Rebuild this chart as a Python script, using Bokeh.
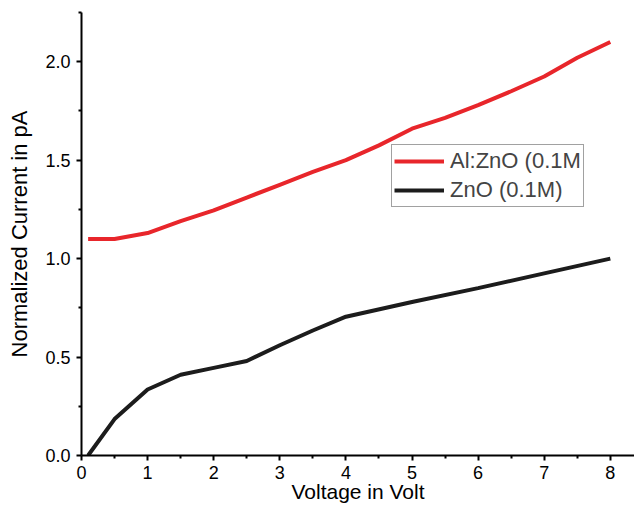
from bokeh.plotting import figure
from bokeh.models import Range1d, Legend, LegendItem, FixedTicker, CustomJSTickFormatter
from bokeh.embed import file_html
from bokeh.resources import INLINE

# Data
voltage_alzno = [0.1, 0.5, 1.0, 1.5, 2.0, 2.5, 3.0, 3.5, 4.0, 4.5, 5.0, 5.5, 6.0, 6.5, 7.0, 7.5, 8.0]
current_alzno = [1.10, 1.10, 1.13, 1.19, 1.245, 1.31, 1.375, 1.44, 1.50, 1.575, 1.66, 1.715, 1.78, 1.85, 1.925, 2.02, 2.10]

voltage_zno = [0.1, 0.5, 1.0, 1.5, 2.0, 2.5, 3.0, 3.5, 4.0, 5.0, 6.0, 7.0, 8.0]
current_zno = [0.0, 0.185, 0.335, 0.41, 0.445, 0.48, 0.56, 0.635, 0.705, 0.78, 0.85, 0.925, 1.0]

x_ticks = [0, 1, 2, 3, 4, 5, 6, 7, 8]
y_ticks = [0.0, 0.5, 1.0, 1.5, 2.0]

label_alzno = "Al:ZnO (0.1M"
label_zno = "ZnO (0.1M)"

FONT = "Liberation Sans"

p = figure(width=634, height=505, output_backend="svg", toolbar_location=None,
           x_range=Range1d(0, 8.366), y_range=Range1d(0, 2.25),
           min_border_left=81, min_border_right=0, min_border_top=12, min_border_bottom=49)

p.outline_line_color = None
p.grid.visible = False
p.background_fill_color = "white"

r1 = p.line(voltage_alzno, current_alzno, line_color="#e8262b", line_width=4)
r2 = p.line(voltage_zno, current_zno, line_color="#1c1c1c", line_width=4)

for ax in (p.xaxis[0], p.yaxis[0]):
    ax.axis_line_width = 2
    ax.axis_line_color = "black"
    ax.major_tick_line_width = 2
    ax.minor_tick_line_width = 2
    ax.major_tick_in = 0
    ax.major_tick_out = 5
    ax.minor_tick_in = 0
    ax.minor_tick_out = 3
    ax.major_label_text_font = FONT
    ax.major_label_text_font_size = "18px"
    ax.major_label_text_color = "black"
    ax.axis_label_text_font = FONT
    ax.axis_label_text_font_style = "normal"
    ax.axis_label_text_color = "black"

p.xaxis.ticker = FixedTicker(ticks=x_ticks, minor_ticks=[v + 0.5 for v in x_ticks])
p.yaxis.ticker = FixedTicker(ticks=y_ticks, minor_ticks=[v + 0.25 for v in y_ticks])
p.yaxis.formatter = CustomJSTickFormatter(code="return tick.toFixed(1);")

p.xaxis.axis_label = "Voltage in Volt"
p.xaxis.axis_label_text_font_size = "21px"
p.xaxis.axis_label_standoff = -2
p.xaxis.major_label_standoff = 5

p.yaxis.axis_label = "Normalized Current in pA"
p.yaxis.axis_label_text_font_size = "22px"
p.yaxis.axis_label_standoff = 10
p.yaxis.major_label_standoff = 6

legend = Legend(items=[LegendItem(label=label_alzno, renderers=[r1]),
                       LegendItem(label=label_zno, renderers=[r2])],
                location=(310, 248))
legend.label_text_font = FONT
legend.label_text_font_size = "22px"
legend.label_height = 28
legend.glyph_height = 28
legend.glyph_width = 50
legend.label_standoff = 6
legend.padding = 2
legend.spacing = 1
legend.margin = 0
legend.border_line_color = "#444444"
legend.border_line_width = 1.5
legend.background_fill_alpha = 1
p.add_layout(legend, "center")

open("out.html", "w").write(file_html(p, INLINE))
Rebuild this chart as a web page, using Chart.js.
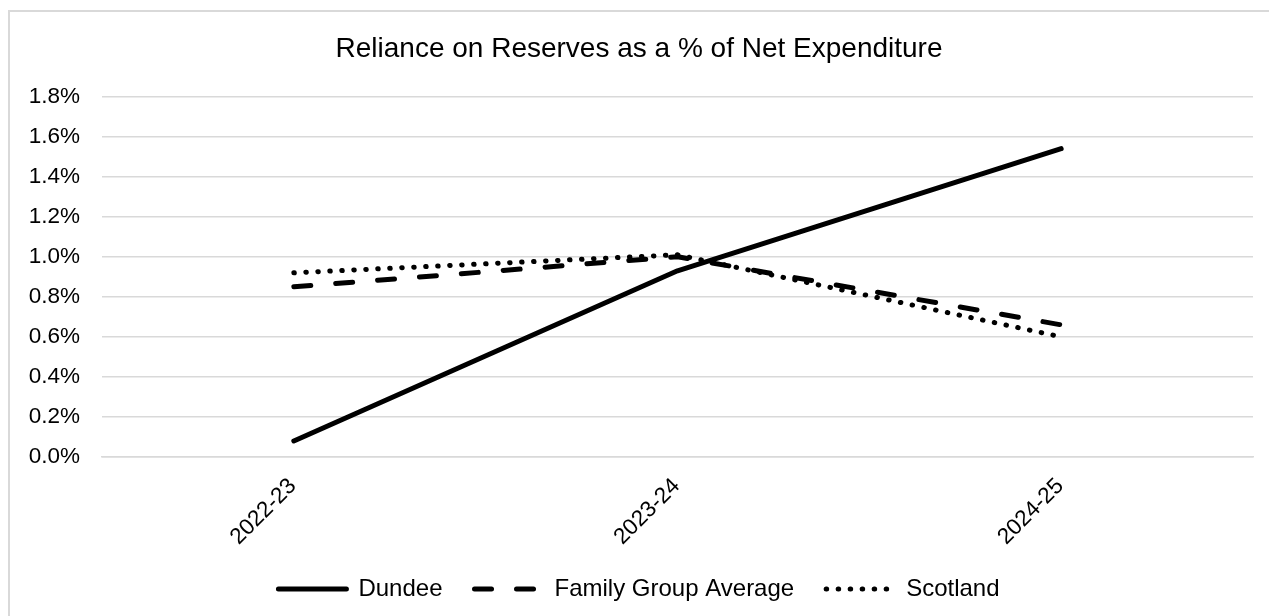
<!DOCTYPE html>
<html>
<head>
<meta charset="utf-8">
<script src="https://cdn.jsdelivr.net/npm/chart.js@4"></script>
<style>
  body { margin: 0; background: #fff; overflow: hidden; }
  .frame { position: absolute; left: 8px; top: 10px; width: 1300px; height: 650px; border: 2px solid #d9d9d9; }
  .wrap { position: absolute; left: 0; top: 0; width: 1269px; height: 616px; }
</style>
</head>
<body>
<div class="frame"></div>
<div class="wrap"><canvas id="chart"></canvas></div>
<script>
const years = ["2022-23", "2023-24", "2024-25"];
const dundee = [0.08, 0.93, 1.54];
const familyGroup = [0.85, 1.00, 0.66];
const scotland = [0.92, 1.01, 0.60];

const font = "'Liberation Sans', Arial, sans-serif";

const makeLine = (label, data, dash) => ({
    label: label,
    data: data,
    borderColor: "#000",
    backgroundColor: "#000",
    borderWidth: 5,
    borderDash: dash,
    borderCapStyle: "round",
    borderJoinStyle: "round",
    pointRadius: 0,
    tension: 0,
});

// legend samples take the dash of their dataset
const legendLabels = (chart) =>
    Chart.defaults.plugins.legend.labels.generateLabels(chart).map((item, i) => ({
        ...item,
        lineDash: chart.data.datasets[i].borderDash,
        lineCap: "round",
        lineWidth: 5,
        strokeStyle: "#000",
        fillStyle: "#000",
    }));

new Chart(document.getElementById("chart").getContext("2d"), {
    type: "line",
    data: {
        labels: years,
        datasets: [
            makeLine("Dundee", dundee, []),
            makeLine("Family Group Average", familyGroup, [17, 25]),
            makeLine("Scotland", scotland, [0.5, 11.5]),
        ],
    },
    options: {
        responsive: true,
        maintainAspectRatio: false,
        animation: false,
        layout: { padding: { left: 25, right: 16, top: 10, bottom: 5 } },
        plugins: {
            title: {
                display: true,
                text: "Reliance on Reserves as a % of Net Expenditure",
                color: "#000",
                font: { family: font, size: 28, weight: "normal" },
                padding: { top: 22, bottom: 31 },
            },
            legend: {
                position: "bottom",
                labels: {
                    usePointStyle: true,
                    pointStyle: "line",
                    pointStyleWidth: 68,
                    color: "#000",
                    font: { family: font, size: 24 },
                    padding: 32,
                    generateLabels: legendLabels,
                },
            },
            tooltip: { enabled: false },
        },
        scales: {
            x: {
                offset: true,
                grid: { display: false, drawTicks: false },
                border: { color: "#d9d9d9", width: 1.5 },
                ticks: {
                    color: "#000",
                    font: { family: font, size: 22.5 },
                    minRotation: 45,
                    maxRotation: 45,
                    padding: 16,
                    labelOffset: -1,
                },
                afterFit: (axis) => { axis.height = 88; },
            },
            y: {
                min: 0,
                max: 1.8,
                grid: { color: "#d9d9d9", lineWidth: 1.5, drawTicks: false },
                border: { display: false },
                ticks: {
                    stepSize: 0.2,
                    color: "#000",
                    font: { family: font, size: 22.5 },
                    padding: 22,
                    callback: (v) => v.toFixed(1) + "%",
                },
                afterFit: (axis) => { axis.width = 77; },
            },
        },
    },
});
</script>
</body>
</html>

#### [DESCRIPTION OF THE TASK]
Every record must be copied exactly, with the pictures left out.

#### [EXERCISE ANSWER]
Rebuild this chart as a Python script, using Bokeh.
from bokeh.plotting import figure
from bokeh.models import Range1d, Legend, LegendItem, FixedTicker, CustomJSTickFormatter
from bokeh.embed import file_html
from bokeh.resources import INLINE

# Data
voltage_alzno = [0.1, 0.5, 1.0, 1.5, 2.0, 2.5, 3.0, 3.5, 4.0, 4.5, 5.0, 5.5, 6.0, 6.5, 7.0, 7.5, 8.0]
current_alzno = [1.10, 1.10, 1.13, 1.19, 1.245, 1.31, 1.375, 1.44, 1.50, 1.575, 1.66, 1.715, 1.78, 1.85, 1.925, 2.02, 2.10]

voltage_zno = [0.1, 0.5, 1.0, 1.5, 2.0, 2.5, 3.0, 3.5, 4.0, 5.0, 6.0, 7.0, 8.0]
current_zno = [0.0, 0.185, 0.335, 0.41, 0.445, 0.48, 0.56, 0.635, 0.705, 0.78, 0.85, 0.925, 1.0]

x_ticks = [0, 1, 2, 3, 4, 5, 6, 7, 8]
y_ticks = [0.0, 0.5, 1.0, 1.5, 2.0]

label_alzno = "Al:ZnO (0.1M"
label_zno = "ZnO (0.1M)"

FONT = "Liberation Sans"

p = figure(width=634, height=505, output_backend="svg", toolbar_location=None,
           x_range=Range1d(0, 8.366), y_range=Range1d(0, 2.25),
           min_border_left=81, min_border_right=0, min_border_top=12, min_border_bottom=49)

p.outline_line_color = None
p.grid.visible = False
p.background_fill_color = "white"

r1 = p.line(voltage_alzno, current_alzno, line_color="#e8262b", line_width=4)
r2 = p.line(voltage_zno, current_zno, line_color="#1c1c1c", line_width=4)

for ax in (p.xaxis[0], p.yaxis[0]):
    ax.axis_line_width = 2
    ax.axis_line_color = "black"
    ax.major_tick_line_width = 2
    ax.minor_tick_line_width = 2
    ax.major_tick_in = 0
    ax.major_tick_out = 5
    ax.minor_tick_in = 0
    ax.minor_tick_out = 3
    ax.major_label_text_font = FONT
    ax.major_label_text_font_size = "18px"
    ax.major_label_text_color = "black"
    ax.axis_label_text_font = FONT
    ax.axis_label_text_font_style = "normal"
    ax.axis_label_text_color = "black"

p.xaxis.ticker = FixedTicker(ticks=x_ticks, minor_ticks=[v + 0.5 for v in x_ticks])
p.yaxis.ticker = FixedTicker(ticks=y_ticks, minor_ticks=[v + 0.25 for v in y_ticks])
p.yaxis.formatter = CustomJSTickFormatter(code="return tick.toFixed(1);")

p.xaxis.axis_label = "Voltage in Volt"
p.xaxis.axis_label_text_font_size = "21px"
p.xaxis.axis_label_standoff = -2
p.xaxis.major_label_standoff = 5

p.yaxis.axis_label = "Normalized Current in pA"
p.yaxis.axis_label_text_font_size = "22px"
p.yaxis.axis_label_standoff = 10
p.yaxis.major_label_standoff = 6

legend = Legend(items=[LegendItem(label=label_alzno, renderers=[r1]),
                       LegendItem(label=label_zno, renderers=[r2])],
                location=(310, 248))
legend.label_text_font = FONT
legend.label_text_font_size = "22px"
legend.label_height = 28
legend.glyph_height = 28
legend.glyph_width = 50
legend.label_standoff = 6
legend.padding = 2
legend.spacing = 1
legend.margin = 0
legend.border_line_color = "#444444"
legend.border_line_width = 1.5
legend.background_fill_alpha = 1
p.add_layout(legend, "center")

open("out.html", "w").write(file_html(p, INLINE))
Rebuild this chart as a web page, using Chart.js.
<!DOCTYPE html>
<html>
<head>
<meta charset="utf-8">
<script src="https://cdn.jsdelivr.net/npm/chart.js@4"></script>
<style>
  body { margin: 0; background: #fff; overflow: hidden; }
  .frame { position: absolute; left: 8px; top: 10px; width: 1300px; height: 650px; border: 2px solid #d9d9d9; }
  .wrap { position: absolute; left: 0; top: 0; width: 1269px; height: 616px; }
</style>
</head>
<body>
<div class="frame"></div>
<div class="wrap"><canvas id="chart"></canvas></div>
<script>
const years = ["2022-23", "2023-24", "2024-25"];
const dundee = [0.08, 0.93, 1.54];
const familyGroup = [0.85, 1.00, 0.66];
const scotland = [0.92, 1.01, 0.60];

const font = "'Liberation Sans', Arial, sans-serif";

const makeLine = (label, data, dash) => ({
    label: label,
    data: data,
    borderColor: "#000",
    backgroundColor: "#000",
    borderWidth: 5,
    borderDash: dash,
    borderCapStyle: "round",
    borderJoinStyle: "round",
    pointRadius: 0,
    tension: 0,
});

// legend samples take the dash of their dataset
const legendLabels = (chart) =>
    Chart.defaults.plugins.legend.labels.generateLabels(chart).map((item, i) => ({
        ...item,
        lineDash: chart.data.datasets[i].borderDash,
        lineCap: "round",
        lineWidth: 5,
        strokeStyle: "#000",
        fillStyle: "#000",
    }));

new Chart(document.getElementById("chart").getContext("2d"), {
    type: "line",
    data: {
        labels: years,
        datasets: [
            makeLine("Dundee", dundee, []),
            makeLine("Family Group Average", familyGroup, [17, 25]),
            makeLine("Scotland", scotland, [0.5, 11.5]),
        ],
    },
    options: {
        responsive: true,
        maintainAspectRatio: false,
        animation: false,
        layout: { padding: { left: 25, right: 16, top: 10, bottom: 5 } },
        plugins: {
            title: {
                display: true,
                text: "Reliance on Reserves as a % of Net Expenditure",
                color: "#000",
                font: { family: font, size: 28, weight: "normal" },
                padding: { top: 22, bottom: 31 },
            },
            legend: {
                position: "bottom",
                labels: {
                    usePointStyle: true,
                    pointStyle: "line",
                    pointStyleWidth: 68,
                    color: "#000",
                    font: { family: font, size: 24 },
                    padding: 32,
                    generateLabels: legendLabels,
                },
            },
            tooltip: { enabled: false },
        },
        scales: {
            x: {
                offset: true,
                grid: { display: false, drawTicks: false },
                border: { color: "#d9d9d9", width: 1.5 },
                ticks: {
                    color: "#000",
                    font: { family: font, size: 22.5 },
                    minRotation: 45,
                    maxRotation: 45,
                    padding: 16,
                    labelOffset: -1,
                },
                afterFit: (axis) => { axis.height = 88; },
            },
            y: {
                min: 0,
                max: 1.8,
                grid: { color: "#d9d9d9", lineWidth: 1.5, drawTicks: false },
                border: { display: false },
                ticks: {
                    stepSize: 0.2,
                    color: "#000",
                    font: { family: font, size: 22.5 },
                    padding: 22,
                    callback: (v) => v.toFixed(1) + "%",
                },
                afterFit: (axis) => { axis.width = 77; },
            },
        },
    },
});
</script>
</body>
</html>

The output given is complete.